This is a short introduction to word-by-word comparison (of windows or
selections).  Usual diff is line based.  This means that these two
sentences

  What we are now witnessing on the geometry/physics frontier is 
  one of the most refreshing events in the mathematics of the 20th 
  century.

  What we are now witnessing on the geometry/physics frontier 
  is one of the most refreshing events in the mathematics of the 
  20th century.

will count as a difference of two lines, just because two words were
reflowed from one line to another.

It also means that for two different lines like

  set pat {^[\t ]*@ *([a-zA-Z]+) *([\{\(]) *([^\s\{\}\(\),]+) *(,|\})}

  set pat {^[\t ]*@ *([a-zA-Z]+) *([\{\(]) *([^\s\{\}\(\).]+) *(,|\})}

diff will only tell you that the lines differ, not precisely where.

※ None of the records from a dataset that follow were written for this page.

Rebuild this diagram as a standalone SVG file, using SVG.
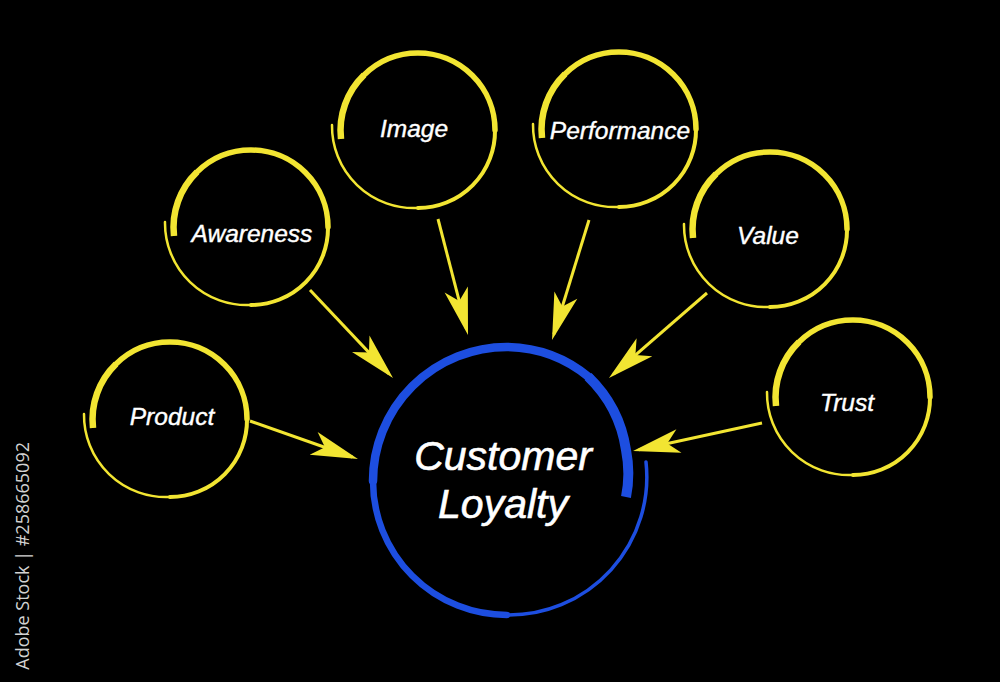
<svg xmlns="http://www.w3.org/2000/svg" xmlns:xlink="http://www.w3.org/1999/xlink" width="1000" height="682" viewBox="0 0 1000 682">
<style>
.y{fill:none;stroke:#f2e532}
.b{fill:none;stroke:#1d4ee0}
.lbl{font-family:"Liberation Sans",Arial,sans-serif;font-style:italic;fill:#ffffff;stroke:#ffffff;stroke-width:0.4;text-anchor:middle;font-size:24.5px}
.big{font-size:41px;stroke-width:0.6}
.conn{stroke:#f2e532;stroke-width:3;fill:none;marker-end:url(#ah)}
.wm{font-family:"Open Sans","DejaVu Sans",sans-serif;font-size:18px;fill:#d2d2d2}
</style>
<defs>
<marker id="ah" markerUnits="userSpaceOnUse" markerWidth="60" markerHeight="30" viewBox="-50 -15 60 30" refX="-6" refY="0" orient="auto">
<path d="M0,0 L-47,-12 L-35,0 L-47,12 Z" fill="#f2e532"/>
</marker>
<g id="ring">
<path class="y" stroke-width="6.5" stroke-linecap="butt" d="M-77,9 A77,77 0 0 1 -54,-55"/>
<path class="y" stroke-width="5.5" stroke-linecap="round" d="M-54,-55 A77,77 0 0 1 0,-77 A77,77 0 0 1 77,0"/>
<path class="y" stroke-width="4" stroke-linecap="round" d="M77,0 A77,77 0 0 1 0,78"/>
<path class="y" stroke-width="2.5" stroke-linecap="round" d="M0,78 A82,82 0 0 1 -86,-5"/>
</g>
</defs>
<rect width="1000" height="682" fill="#000"/>
<text class="wm" transform="translate(29,442) rotate(-90)" text-anchor="end">Adobe Stock  |  #258665092</text>
<g id="connectors">
<path class="conn" d="M250,421 L352.3,457"/>
<path class="conn" d="M310,290 L388.9,373.6"/>
<path class="conn" d="M438,219 L466.5,329.2"/>
<path class="conn" d="M589,220 L553.8,334.3"/>
<path class="conn" d="M707,293 L613.5,374.1"/>
<path class="conn" d="M762,423 L638.9,449.7"/>
</g>
<g id="customer-loyalty">
<path class="b" stroke-width="3.5" stroke-linecap="round" d="M646,462 A138,138 0 0 1 507,615"/>
<path class="b" stroke-width="6.5" stroke-linecap="round" d="M507,615 A134,134 0 0 1 373,481"/>
<path class="b" stroke-width="8.5" stroke-linecap="round" d="M373,481 A134,134 0 0 1 507,347 A132,132 0 0 1 590,378"/>
<path class="b" stroke-width="10" stroke-linecap="butt" d="M588,376.5 A128,128 0 0 1 626,450 A120,120 0 0 1 626,497"/>
<text class="lbl big" x="503" y="470">Customer</text>
<text class="lbl big" x="503" y="518">Loyalty</text>
</g>
<g id="product">
<use xlink:href="#ring" href="#ring" x="170" y="419"/>
<text class="lbl" x="172" y="425">Product</text>
</g>
<g id="awareness">
<use xlink:href="#ring" href="#ring" x="251" y="227"/>
<text class="lbl" x="252" y="242">Awareness</text>
</g>
<g id="image">
<use xlink:href="#ring" href="#ring" x="418" y="130"/>
<text class="lbl" x="414" y="137">Image</text>
</g>
<g id="performance">
<use xlink:href="#ring" href="#ring" x="619" y="129"/>
<text class="lbl" x="620" y="139">Performance</text>
</g>
<g id="value">
<use xlink:href="#ring" href="#ring" x="770" y="229"/>
<text class="lbl" x="768" y="244">Value</text>
</g>
<g id="trust">
<use xlink:href="#ring" href="#ring" x="853" y="397"/>
<text class="lbl" x="847" y="411">Trust</text>
</g>
</svg>
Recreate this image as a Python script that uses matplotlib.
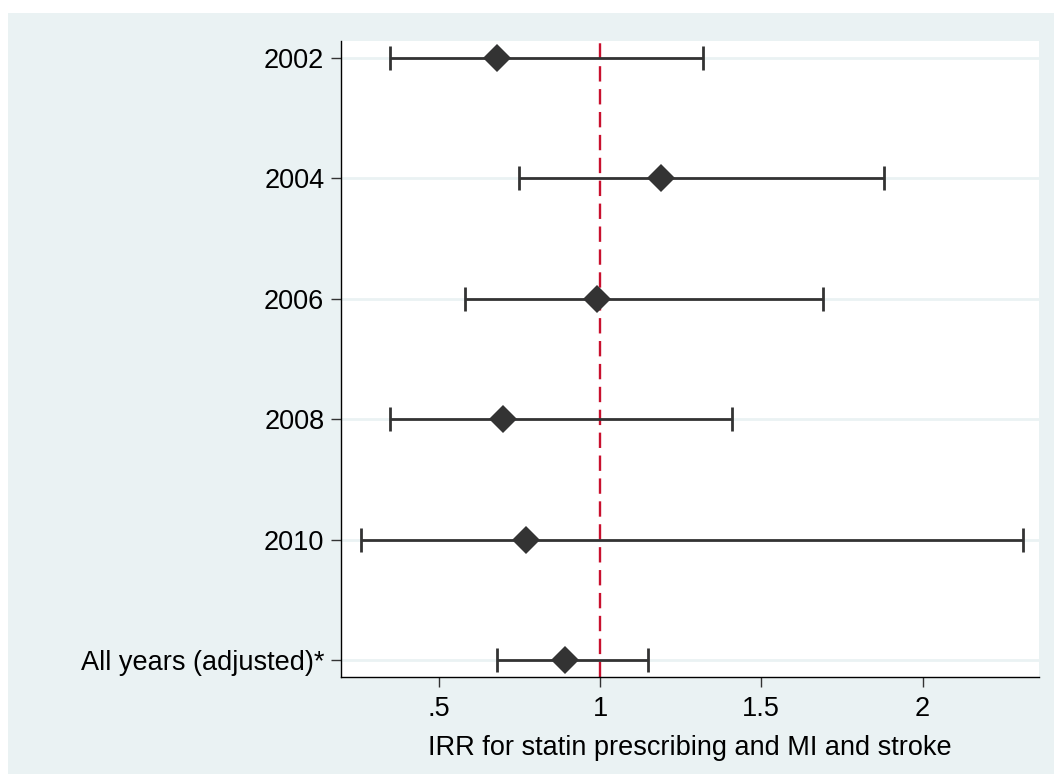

The idea of word-by-word diff is simply to compare words instead 
of lines.  This means that the two sentences would be cconsidered 
equal, and that in the regexp example, only the second-to-last "word" 
would be highlighted, because this is where the difference is.  
This works by creating for each window a temp file with one word 
per line, then run diff on those temp files, and finally translate 
all the line-specs back into positions in the original windows.  
This is particularly useful for tex files written in Alpha, 
where reflowing paragraphs happens commonly, especially in tex mode,
to make the source file more readable.

This method also has some drawbacks, though: one drawback is that 
since comments are line based, they are not detected properly in 
the word based approach: the difference between

   The ramifications are vast, and
   % in my opinion,
   the ultimate scope and nature of

   The ramifications are vast, and in my opinion, the ultimate 
   scope and nature of

will be only the % sign.  Another situation where the result is
very bad is when two otherwise word-by-wod-equal paragraps have
been commented out.  Seen as a long sequence of words, the comment
chars have been inserted in diferent places, so you get a lot of
false positives...

It might be possible to invent some trick to handle comments
better, but it compromise the simplicity of the current algorithm.

Finally: for longer and very different documents there is a
serious issue with speed.  I don't know if there is anything wrong
with my implementation, or if it is simply because it takes a lot
of time to put a lot of marks in the windows.  I tried to
word-by-word diff the new version of diffMore.tcl with an old
version, and it took about a minute to produce about 1200 marks.